SOURCE MATERIAL:
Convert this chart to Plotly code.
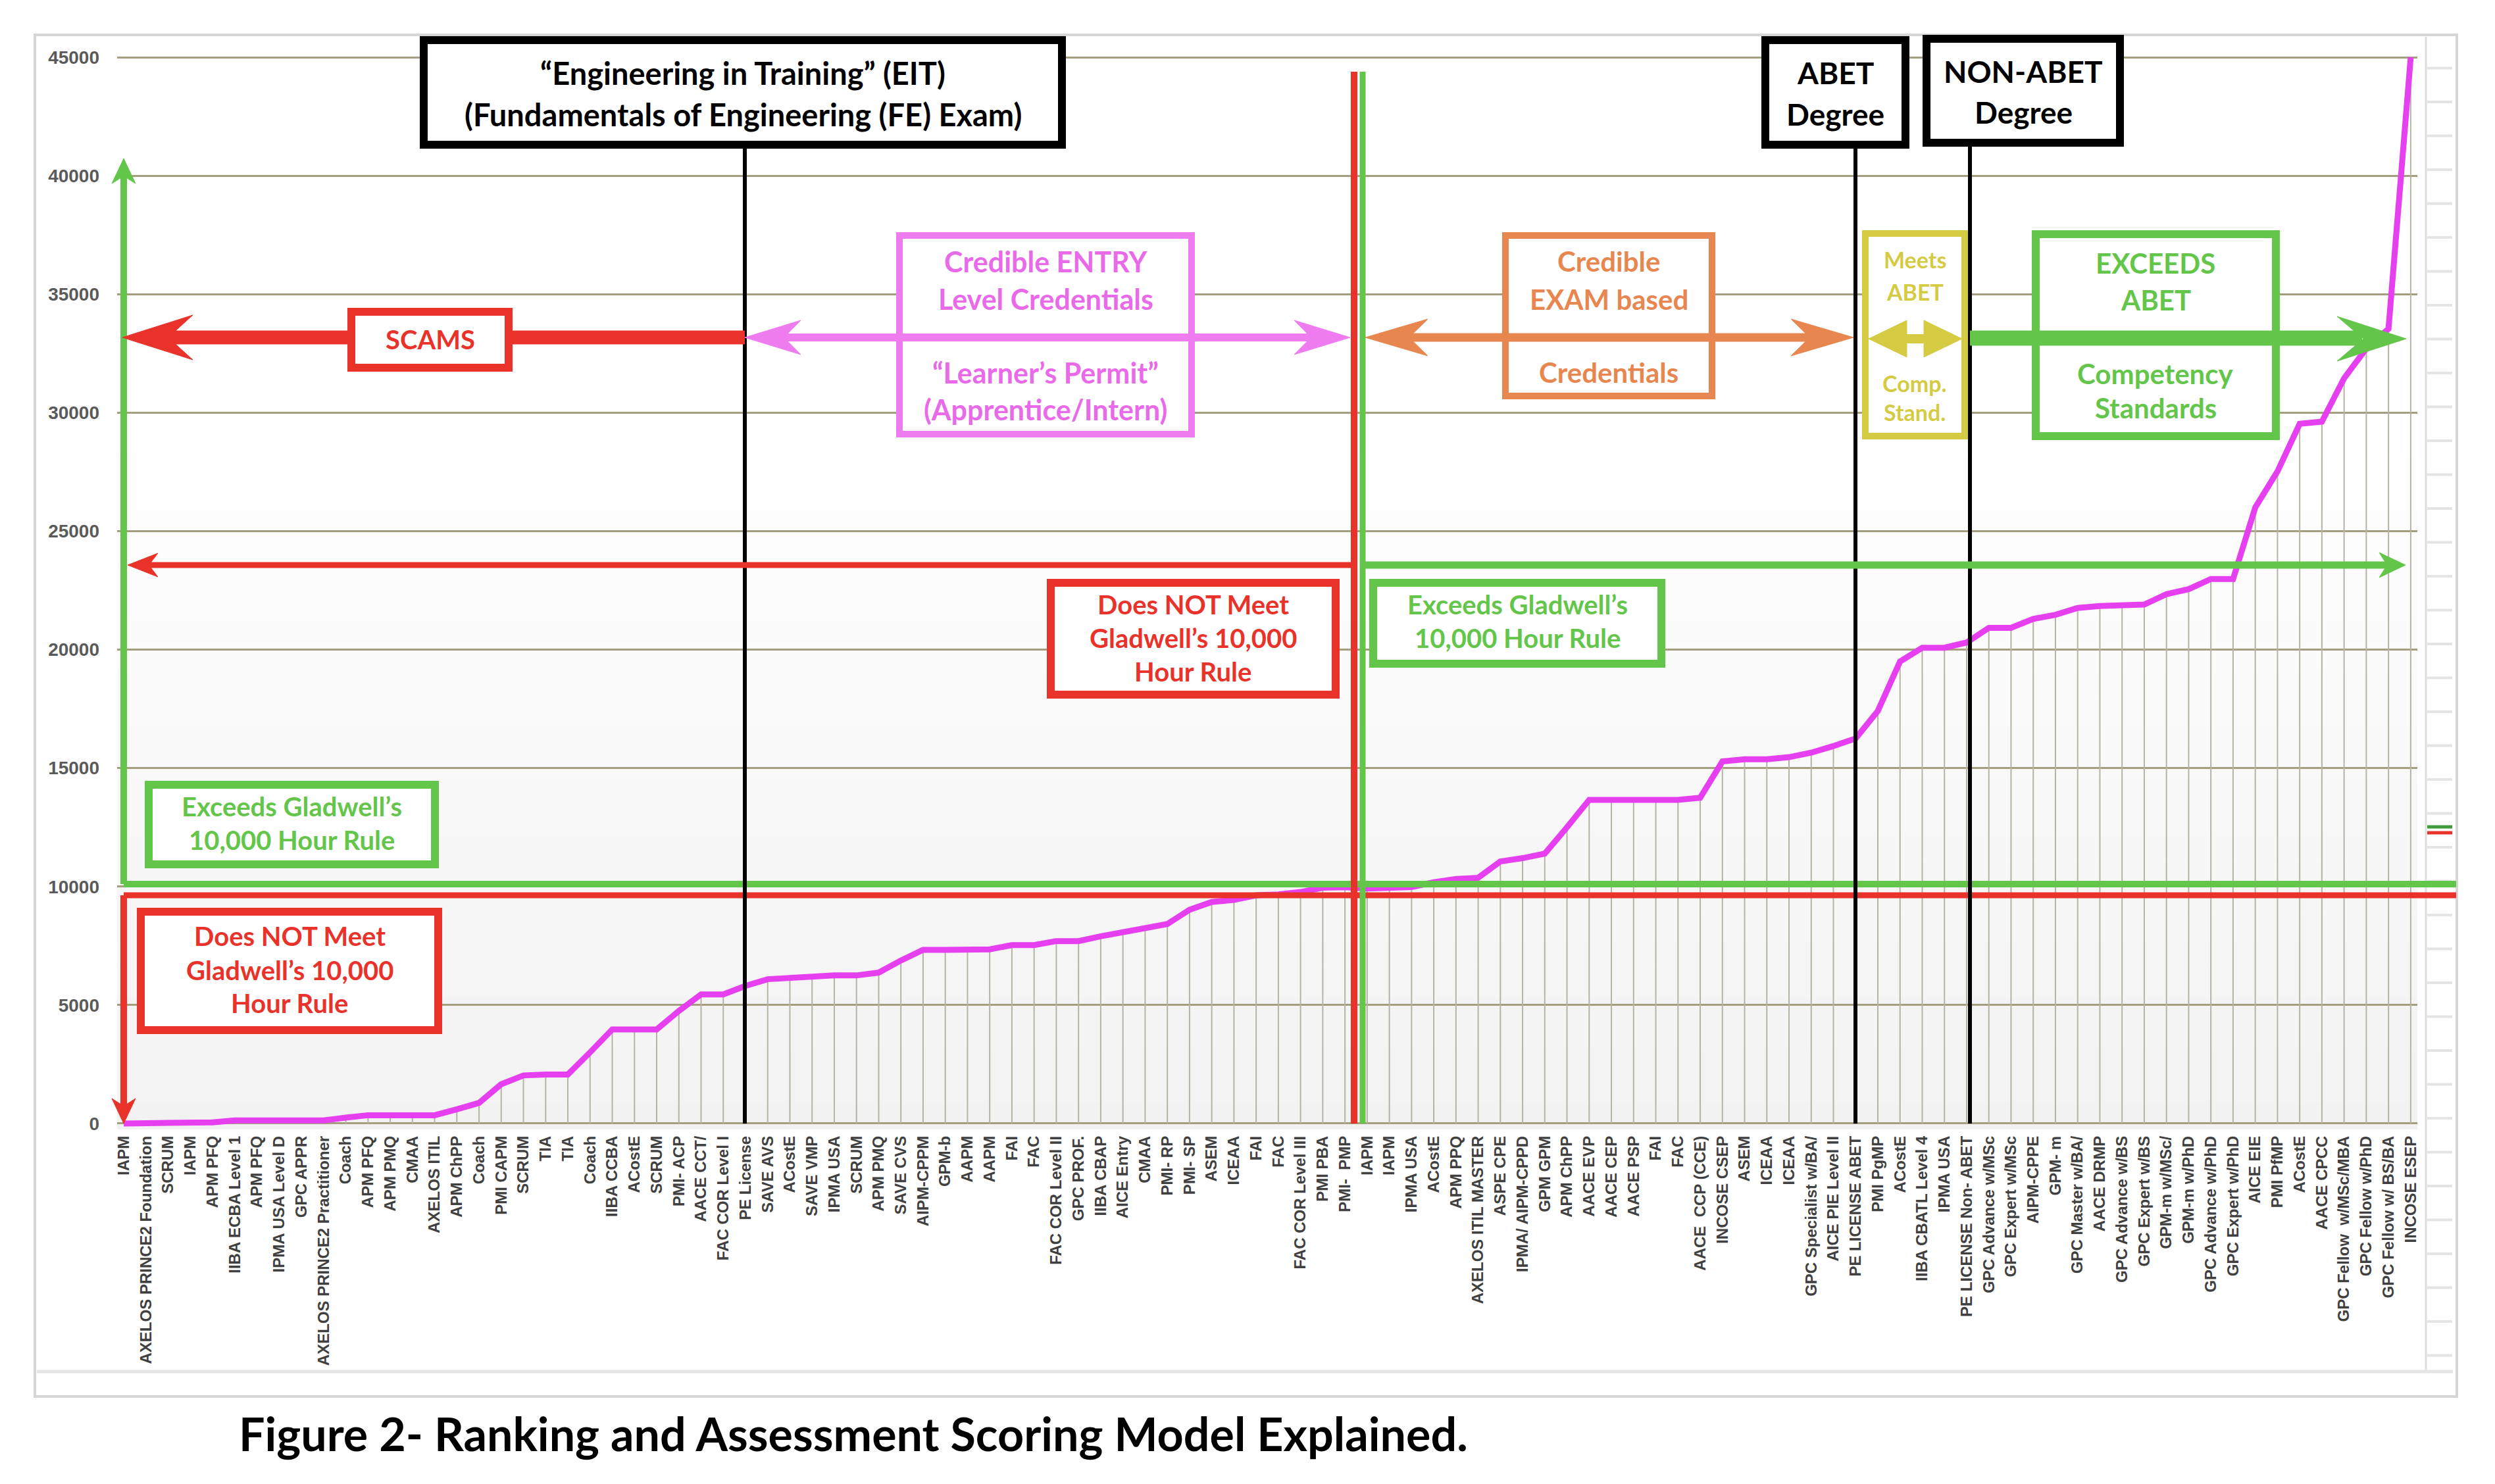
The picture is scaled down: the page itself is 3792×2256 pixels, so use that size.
import plotly.graph_objects as go

labels = [
    "IAPM", "AXELOS PRINCE2 Foundation", "SCRUM", "IAPM", "APM PFQ", "IIBA ECBA Level 1",
    "APM PFQ", "IPMA USA Level D", "GPC APPR", "AXELOS PRINCE2 Practitioner", "Coach",
    "APM PFQ", "APM PMQ", "CMAA", "AXELOS ITIL", "APM ChPP", "Coach", "PMI CAPM",
    "SCRUM", "TIA", "TIA", "Coach", "IIBA CCBA", "ACostE", "SCRUM", "PMI- ACP",
    "AACE CCT/", "FAC COR Level I", "PE License", "SAVE AVS", "ACostE", "SAVE VMP",
    "IPMA USA", "SCRUM", "APM PMQ", "SAVE CVS", "AIPM-CPPM", "GPM-b", "AAPM", "AAPM",
    "FAI", "FAC", "FAC COR Level II", "GPC PROF.", "IIBA CBAP", "AICE Entry", "CMAA",
    "PMI- RP", "PMI- SP", "ASEM", "ICEAA", "FAI", "FAC", "FAC COR Level III", "PMI PBA",
    "PMI-  PMP", "IAPM", "IAPM", "IPMA USA", "ACostE", "APM PPQ", "AXELOS ITIL MASTER",
    "ASPE CPE", "IPMA/ AIPM-CPPD", "GPM GPM", "APM ChPP", "AACE EVP", "AACE CEP",
    "AACE PSP", "FAI", "FAC", "AACE  CCP (CCE)", "INCOSE CSEP", "ASEM", "ICEAA", "ICEAA",
    "GPC Specialist w/BA/", "AICE PIE Level II", "PE LICENSE ABET", "PMI PgMP", "ACostE",
    "IIBA CBATL Level 4", "IPMA USA", "PE LICENSE Non- ABET", "GPC Advance w/MSc",
    "GPC Expert w/MSc", "AIPM-CPPE", "GPM- m", "GPC Master w/BA/", "AACE DRMP",
    "GPC Advance w/BS", "GPC Expert w/BS", "GPM-m w/MSc/", "GPM-m w/PhD",
    "GPC Advance w/PhD", "GPC Expert w/PhD", "AICE EIE", "PMI PfMP", "ACostE",
    "AACE CPCC", "GPC Fellow  w/MSc/MBA", "GPC Fellow w/PhD", "GPC Fellow w/ BS/BA",
    "INCOSE ESEP",
]

hours = [
    0, 0, 0, 0, 50, 130, 130, 130, 130, 130,
    250, 350, 350, 350, 350, 600, 870, 1660, 2030, 2070,
    2070, 3000, 3970, 3970, 3970, 4750, 5450, 5450, 5810, 6090,
    6150, 6150, 6250, 6250, 6370, 6880, 7330, 7330, 7330, 7350,
    7530, 7530, 7700, 7700, 7900, 8090, 8230, 8420, 9020, 9350,
    9440, 9630, 9670, 9770, 9950, 9970, 9920, 9940, 9980, 10180,
    10320, 10370, 11060, 11200, 11390, 12500, 13660, 13660, 13660, 13660,
    13660, 13750, 15280, 15370, 15370, 15460, 15650, 15930, 16250, 17410,
    19500, 20080, 20080, 20300, 20920, 20920, 21300, 21470, 21760, 21840,
    21900, 21900, 22340, 22550, 22980, 22980, 26000, 27520, 29530, 29620,
    31450, 32710, 33540, 45000,
]

y_ticks = [0, 5000, 10000, 15000, 20000, 25000, 30000, 35000, 40000, 45000]

W, H = 3792, 2256
# plot area in pixels
AL, AR, AT, AB = 178, 3674, 78, 1717


def px(x):
    return (x - AL) / (AR - AL)


def py(y):
    return (AB - y) / (AB - AT)


RED = "#e8322a"
GREEN = "#63c64a"
PINK = "#ee7cee"
PINK_T = "#e96ae9"
ORANGE = "#e8864f"
YELLOW = "#d4cb42"
FONT = "Lato, Open Sans, sans-serif"

fig = go.Figure()
idx = list(range(len(labels)))
drop_x, drop_y = [], []
for i, v in zip(idx, hours):
    drop_x += [i, i, None]
    drop_y += [0, v, None]
fig.add_trace(go.Scatter(x=drop_x, y=drop_y, mode="lines",
                         line=dict(color="#b6b3a4", width=2),
                         hoverinfo="skip", showlegend=False))
fig.add_trace(go.Scatter(x=idx, y=hours, mode="lines",
                         line=dict(color="#e63ff0", width=9),
                         showlegend=False))

shapes = []
ann = []


def line(x0, y0, x1, y1, color, w, layer="above"):
    shapes.append(dict(type="line", xref="paper", yref="paper",
                       x0=px(x0), y0=py(y0), x1=px(x1), y1=py(y1),
                       line=dict(color=color, width=w), layer=layer))


def rect(x0, y0, x1, y1, color, w, fill="white", layer="above"):
    shapes.append(dict(type="rect", xref="paper", yref="paper",
                       x0=px(x0), y0=py(y0), x1=px(x1), y1=py(y1),
                       line=dict(color=color, width=w), fillcolor=fill, layer=layer))


def poly(pts, color, layer="above"):
    d = "M " + " L ".join(f"{px(x):.5f},{py(y):.5f}" for x, y in pts) + " Z"
    shapes.append(dict(type="path", xref="paper", yref="paper", path=d,
                       fillcolor=color, line=dict(color=color, width=1), layer=layer))


def head(tx, ty, dx, dy, L, hh, color, notch=0.7):
    bx, by = tx - dx * L, ty - dy * L
    qx, qy = -dy, dx
    poly([(tx, ty), (bx + qx * hh, by + qy * hh),
          (tx - dx * L * notch, ty - dy * L * notch),
          (bx - qx * hh, by - qy * hh)], color)


def T(x, y, text, color, size, anchor="center"):
    ann.append(dict(xref="paper", yref="paper", x=px(x), y=py(y),
                    text=f"<b>{text}</b>", showarrow=False,
                    font=dict(family=FONT, size=size, color=color),
                    xanchor=anchor, yanchor="middle"))


# background gradient of plot area
NB = 40
for k in range(NB):
    t = (k + 0.5) / NB
    g = int(round(242 + 13 * min(1.0, t / 0.66)))
    shapes.append(dict(type="rect", xref="paper", yref="paper", x0=0, x1=1,
                       y0=k / NB, y1=(k + 1) / NB, line=dict(width=0),
                       fillcolor=f"rgb({g},{g},{g})", layer="below"))

# frame and spreadsheet remnants
rect(53, 53, 3734, 2123, "#d6d6d6", 4, fill="rgba(0,0,0,0)", layer="below")
line(3687, 56, 3687, 2085, "#dedede", 3, "below")
yk = 1185.0
while yk > 100:
    yk -= 51.5
k = yk + 51.5
while k < 2085:
    line(3689, k, 3727, k, "#e4e4e4", 4, "below")
    k += 51.5
line(56, 2085, 3728, 2085, "#e4e4e4", 5, "below")
line(3689, 1257, 3727, 1257, "#3f9a3a", 5)
line(3689, 1266, 3727, 1266, RED, 5)

# 10,000-hour threshold lines
line(188, 1344, 3733, 1344, GREEN, 10)
line(188, 1361, 3733, 1361, RED, 9)
line(188, 1344, 188, 262, GREEN, 10)
head(188, 241, 0, -1, 38, 18, GREEN)
line(188, 1361, 188, 1685, RED, 10)
head(188, 1708, 0, 1, 38, 18, RED)
line(2058, 109, 2058, 1708, RED, 10)
line(2071, 109, 2071, 1708, GREEN, 9)

# black markers
for xb in (1132, 2820, 2994):
    line(xb, 222, xb, 1708, "black", 6)

# thin arrows at ~23,000
line(225, 859, 2058, 859, RED, 9)
head(194, 859, -1, 0, 46, 18, RED)
line(2075, 859, 3630, 859, GREEN, 11)
head(3656, 859, 1, 0, 40, 19, GREEN)

# category boxes crossed by arrows
rect(1367, 358, 1811, 660, PINK, 10)
rect(2288, 358, 2602, 602, ORANGE, 10)
rect(2835, 355, 2986, 663, YELLOW, 10)
rect(3094, 356, 3459, 663, GREEN, 12)

line(1190, 513, 1995, 513, PINK, 12)
head(1132, 513, -1, 0, 85, 26, PINK)
head(2052, 513, 1, 0, 85, 26, PINK)
line(2140, 513, 2750, 513, ORANGE, 13)
head(2075, 513, -1, 0, 95, 28, ORANGE)
head(2817, 513, 1, 0, 95, 28, ORANGE)
poly([(2840, 515), (2898, 487), (2898, 543)], YELLOW)
poly([(2982, 515), (2924, 487), (2924, 543)], YELLOW)
line(2885, 515, 2937, 515, YELLOW, 14)
line(2994, 514, 3590, 514, GREEN, 23)
head(3657, 515, 1, 0, 105, 34, GREEN, 0.62)

# SCAMS
line(255, 513, 1132, 513, RED, 21)
head(186, 513, -1, 0, 107, 34, RED, 0.65)
rect(534, 474, 773, 559, RED, 12)

# header boxes
rect(644, 61, 1614, 220, "black", 12)
rect(2683, 61, 2896, 220, "black", 12)
rect(2928, 59, 3222, 217, "black", 12)

# Gladwell boxes
rect(1597, 886, 2030, 1056, RED, 12)
rect(2087, 886, 2525, 1009, GREEN, 12)
rect(226, 1193, 661, 1314, GREEN, 12)
rect(214, 1386, 666, 1566, RED, 12)

# texts
T(1129, 111, "“Engineering in Training” (EIT)", "black", 47)
T(1129, 174, "(Fundamentals of Engineering (FE) Exam)", "black", 47)
T(2789, 111, "ABET", "black", 46)
T(2789, 174, "Degree", "black", 46)
T(3075, 108, "NON-ABET", "black", 46)
T(3075, 171, "Degree", "black", 46)
T(654, 516, "SCAMS", RED, 40)
T(1589, 397, "Credible ENTRY", PINK_T, 43)
T(1589, 455, "Level Credentials", PINK_T, 43)
T(1589, 566, "“Learner’s Permit”", PINK_T, 43)
T(1589, 622, "(Apprentice/Intern)", PINK_T, 43)
T(2445, 397, "Credible", ORANGE, 42)
T(2445, 455, "EXAM based", ORANGE, 42)
T(2445, 566, "Credentials", ORANGE, 42)
T(2910, 395, "Meets", YELLOW, 34)
T(2910, 443, "ABET", YELLOW, 34)
T(2910, 582, "Comp.", YELLOW, 34)
T(2910, 626, "Stand.", YELLOW, 34)
T(3276, 400, "EXCEEDS", GREEN, 42)
T(3276, 456, "ABET", GREEN, 42)
T(3276, 568, "Competency", GREEN, 42)
T(3276, 620, "Standards", GREEN, 42)
T(1813, 919, "Does NOT Meet", RED, 40)
T(1813, 970, "Gladwell’s 10,000", RED, 40)
T(1813, 1021, "Hour Rule", RED, 40)
T(2306, 919, "Exceeds Gladwell’s", GREEN, 40)
T(2306, 970, "10,000 Hour Rule", GREEN, 40)
T(443, 1226, "Exceeds Gladwell’s", GREEN, 40)
T(443, 1277, "10,000 Hour Rule", GREEN, 40)
T(440, 1423, "Does NOT Meet", RED, 40)
T(440, 1475, "Gladwell’s 10,000", RED, 40)
T(440, 1525, "Hour Rule", RED, 40)
T(361, 2179, "Figure 2- Ranking and Assessment Scoring Model Explained.", "black", 70, anchor="left")

fig.update_layout(
    width=W, height=H,
    margin=dict(l=AL, r=W - AR, t=AT, b=H - AB, pad=0),
    paper_bgcolor="white", plot_bgcolor="white",
    shapes=shapes, annotations=ann, showlegend=False,
    xaxis=dict(range=[-0.3, len(labels) - 1 + 0.3], tickmode="array",
               tickvals=idx, ticktext=labels, tickangle=-90,
               showgrid=False, zeroline=False, showline=False, ticks="",
               tickfont=dict(family="Liberation Sans, Arial, sans-serif", size=24,
                             color="#404040", weight="bold"),
               ticklabelstandoff=4, automargin=False),
    yaxis=dict(range=[-250, 45250], tickmode="array", tickvals=y_ticks,
               ticktext=[str(v) for v in y_ticks],
               showgrid=True, gridcolor="#a59e7e", gridwidth=3,
               zeroline=False, showline=False, ticks="",
               tickfont=dict(family="Liberation Sans, Arial, sans-serif", size=28,
                             color="#5a5a5a", weight="bold"),
               ticklabelstandoff=26, automargin=False),
)

fig.write_html("out.html")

YOUR INSTRUCTIONS:
Look for the word "size" and return every line where it occurs.

ANSWER BELOW:
The picture is scaled down: the page itself is 3792×2256 pixels, so use that size.
def T(x, y, text, color, size, anchor="center"):
                    font=dict(family=FONT, size=size, color=color),
               tickfont=dict(family="Liberation Sans, Arial, sans-serif", size=24,
               tickfont=dict(family="Liberation Sans, Arial, sans-serif", size=28,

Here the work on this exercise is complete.